Give an exact transcription of every line, dropping the images.

◆ DATA SHOWN ◆
::::::::::
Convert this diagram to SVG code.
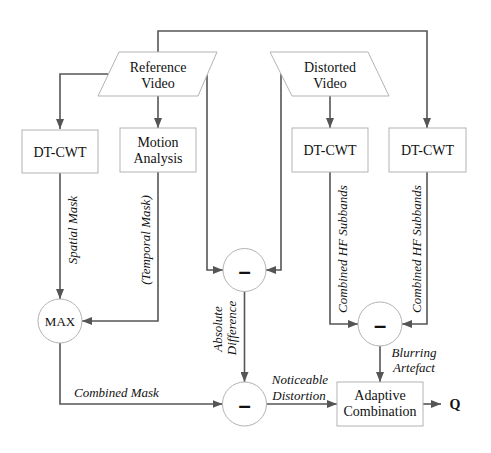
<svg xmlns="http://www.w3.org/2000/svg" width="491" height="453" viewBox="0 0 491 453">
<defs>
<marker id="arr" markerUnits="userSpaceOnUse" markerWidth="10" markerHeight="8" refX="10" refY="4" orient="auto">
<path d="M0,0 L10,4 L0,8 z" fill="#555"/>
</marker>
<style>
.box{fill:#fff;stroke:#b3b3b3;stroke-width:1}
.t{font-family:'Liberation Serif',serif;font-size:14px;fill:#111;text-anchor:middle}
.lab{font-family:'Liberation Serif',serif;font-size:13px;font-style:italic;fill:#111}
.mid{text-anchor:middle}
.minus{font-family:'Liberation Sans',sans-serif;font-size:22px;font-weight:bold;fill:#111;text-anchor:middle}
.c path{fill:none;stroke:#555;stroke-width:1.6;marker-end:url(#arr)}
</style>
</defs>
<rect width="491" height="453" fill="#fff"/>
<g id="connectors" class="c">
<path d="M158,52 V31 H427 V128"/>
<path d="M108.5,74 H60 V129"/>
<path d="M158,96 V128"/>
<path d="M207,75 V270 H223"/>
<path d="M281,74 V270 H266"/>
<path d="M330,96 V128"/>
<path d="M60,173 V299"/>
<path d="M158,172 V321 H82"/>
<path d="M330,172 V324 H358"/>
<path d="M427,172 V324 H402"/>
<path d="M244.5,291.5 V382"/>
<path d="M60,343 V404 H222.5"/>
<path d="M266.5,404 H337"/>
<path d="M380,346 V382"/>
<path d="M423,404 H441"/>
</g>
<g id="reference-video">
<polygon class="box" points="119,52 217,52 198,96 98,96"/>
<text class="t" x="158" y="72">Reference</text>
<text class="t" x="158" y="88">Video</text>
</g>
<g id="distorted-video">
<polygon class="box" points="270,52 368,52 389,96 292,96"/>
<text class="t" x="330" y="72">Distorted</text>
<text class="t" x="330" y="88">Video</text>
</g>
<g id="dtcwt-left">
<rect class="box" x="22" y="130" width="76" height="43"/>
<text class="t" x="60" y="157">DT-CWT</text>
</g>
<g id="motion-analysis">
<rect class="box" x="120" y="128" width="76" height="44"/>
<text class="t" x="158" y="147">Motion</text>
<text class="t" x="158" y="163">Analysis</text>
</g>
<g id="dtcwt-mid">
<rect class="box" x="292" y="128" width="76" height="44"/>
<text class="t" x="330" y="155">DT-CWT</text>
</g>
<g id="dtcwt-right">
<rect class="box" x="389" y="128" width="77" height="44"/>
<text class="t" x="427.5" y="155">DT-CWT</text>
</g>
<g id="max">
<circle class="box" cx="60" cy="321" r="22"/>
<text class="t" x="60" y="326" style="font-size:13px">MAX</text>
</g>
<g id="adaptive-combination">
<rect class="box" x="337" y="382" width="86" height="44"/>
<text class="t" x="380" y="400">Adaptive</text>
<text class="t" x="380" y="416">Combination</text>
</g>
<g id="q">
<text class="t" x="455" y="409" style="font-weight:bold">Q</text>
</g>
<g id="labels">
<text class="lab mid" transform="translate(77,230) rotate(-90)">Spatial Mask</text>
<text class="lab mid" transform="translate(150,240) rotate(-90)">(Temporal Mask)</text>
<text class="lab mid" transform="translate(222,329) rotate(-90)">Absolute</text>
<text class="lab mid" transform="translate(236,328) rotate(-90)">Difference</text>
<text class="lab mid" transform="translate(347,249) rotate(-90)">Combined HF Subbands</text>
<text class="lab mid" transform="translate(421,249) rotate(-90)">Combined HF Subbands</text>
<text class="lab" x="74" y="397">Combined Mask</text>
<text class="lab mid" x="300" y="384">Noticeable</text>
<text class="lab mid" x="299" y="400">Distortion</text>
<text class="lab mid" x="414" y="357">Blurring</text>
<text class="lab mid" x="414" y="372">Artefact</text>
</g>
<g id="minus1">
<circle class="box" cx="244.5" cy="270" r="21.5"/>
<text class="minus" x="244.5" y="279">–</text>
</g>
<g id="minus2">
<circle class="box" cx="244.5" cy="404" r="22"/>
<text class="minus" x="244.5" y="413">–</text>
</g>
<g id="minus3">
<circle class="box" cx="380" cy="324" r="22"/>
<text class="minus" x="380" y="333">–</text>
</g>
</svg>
::::::::::
◆ TASK RESULT ◆
Convert this diagram to SVG code.
<svg xmlns="http://www.w3.org/2000/svg" width="491" height="453" viewBox="0 0 491 453">
<defs>
<marker id="arr" markerUnits="userSpaceOnUse" markerWidth="10" markerHeight="8" refX="10" refY="4" orient="auto">
<path d="M0,0 L10,4 L0,8 z" fill="#555"/>
</marker>
<style>
.box{fill:#fff;stroke:#b3b3b3;stroke-width:1}
.t{font-family:'Liberation Serif',serif;font-size:14px;fill:#111;text-anchor:middle}
.lab{font-family:'Liberation Serif',serif;font-size:13px;font-style:italic;fill:#111}
.mid{text-anchor:middle}
.minus{font-family:'Liberation Sans',sans-serif;font-size:22px;font-weight:bold;fill:#111;text-anchor:middle}
.c path{fill:none;stroke:#555;stroke-width:1.6;marker-end:url(#arr)}
</style>
</defs>
<rect width="491" height="453" fill="#fff"/>
<g id="connectors" class="c">
<path d="M158,52 V31 H427 V128"/>
<path d="M108.5,74 H60 V129"/>
<path d="M158,96 V128"/>
<path d="M207,75 V270 H223"/>
<path d="M281,74 V270 H266"/>
<path d="M330,96 V128"/>
<path d="M60,173 V299"/>
<path d="M158,172 V321 H82"/>
<path d="M330,172 V324 H358"/>
<path d="M427,172 V324 H402"/>
<path d="M244.5,291.5 V382"/>
<path d="M60,343 V404 H222.5"/>
<path d="M266.5,404 H337"/>
<path d="M380,346 V382"/>
<path d="M423,404 H441"/>
</g>
<g id="reference-video">
<polygon class="box" points="119,52 217,52 198,96 98,96"/>
<text class="t" x="158" y="72">Reference</text>
<text class="t" x="158" y="88">Video</text>
</g>
<g id="distorted-video">
<polygon class="box" points="270,52 368,52 389,96 292,96"/>
<text class="t" x="330" y="72">Distorted</text>
<text class="t" x="330" y="88">Video</text>
</g>
<g id="dtcwt-left">
<rect class="box" x="22" y="130" width="76" height="43"/>
<text class="t" x="60" y="157">DT-CWT</text>
</g>
<g id="motion-analysis">
<rect class="box" x="120" y="128" width="76" height="44"/>
<text class="t" x="158" y="147">Motion</text>
<text class="t" x="158" y="163">Analysis</text>
</g>
<g id="dtcwt-mid">
<rect class="box" x="292" y="128" width="76" height="44"/>
<text class="t" x="330" y="155">DT-CWT</text>
</g>
<g id="dtcwt-right">
<rect class="box" x="389" y="128" width="77" height="44"/>
<text class="t" x="427.5" y="155">DT-CWT</text>
</g>
<g id="max">
<circle class="box" cx="60" cy="321" r="22"/>
<text class="t" x="60" y="326" style="font-size:13px">MAX</text>
</g>
<g id="adaptive-combination">
<rect class="box" x="337" y="382" width="86" height="44"/>
<text class="t" x="380" y="400">Adaptive</text>
<text class="t" x="380" y="416">Combination</text>
</g>
<g id="q">
<text class="t" x="455" y="409" style="font-weight:bold">Q</text>
</g>
<g id="labels">
<text class="lab mid" transform="translate(77,230) rotate(-90)">Spatial Mask</text>
<text class="lab mid" transform="translate(150,240) rotate(-90)">(Temporal Mask)</text>
<text class="lab mid" transform="translate(222,329) rotate(-90)">Absolute</text>
<text class="lab mid" transform="translate(236,328) rotate(-90)">Difference</text>
<text class="lab mid" transform="translate(347,249) rotate(-90)">Combined HF Subbands</text>
<text class="lab mid" transform="translate(421,249) rotate(-90)">Combined HF Subbands</text>
<text class="lab" x="74" y="397">Combined Mask</text>
<text class="lab mid" x="300" y="384">Noticeable</text>
<text class="lab mid" x="299" y="400">Distortion</text>
<text class="lab mid" x="414" y="357">Blurring</text>
<text class="lab mid" x="414" y="372">Artefact</text>
</g>
<g id="minus1">
<circle class="box" cx="244.5" cy="270" r="21.5"/>
<text class="minus" x="244.5" y="279">–</text>
</g>
<g id="minus2">
<circle class="box" cx="244.5" cy="404" r="22"/>
<text class="minus" x="244.5" y="413">–</text>
</g>
<g id="minus3">
<circle class="box" cx="380" cy="324" r="22"/>
<text class="minus" x="380" y="333">–</text>
</g>
</svg>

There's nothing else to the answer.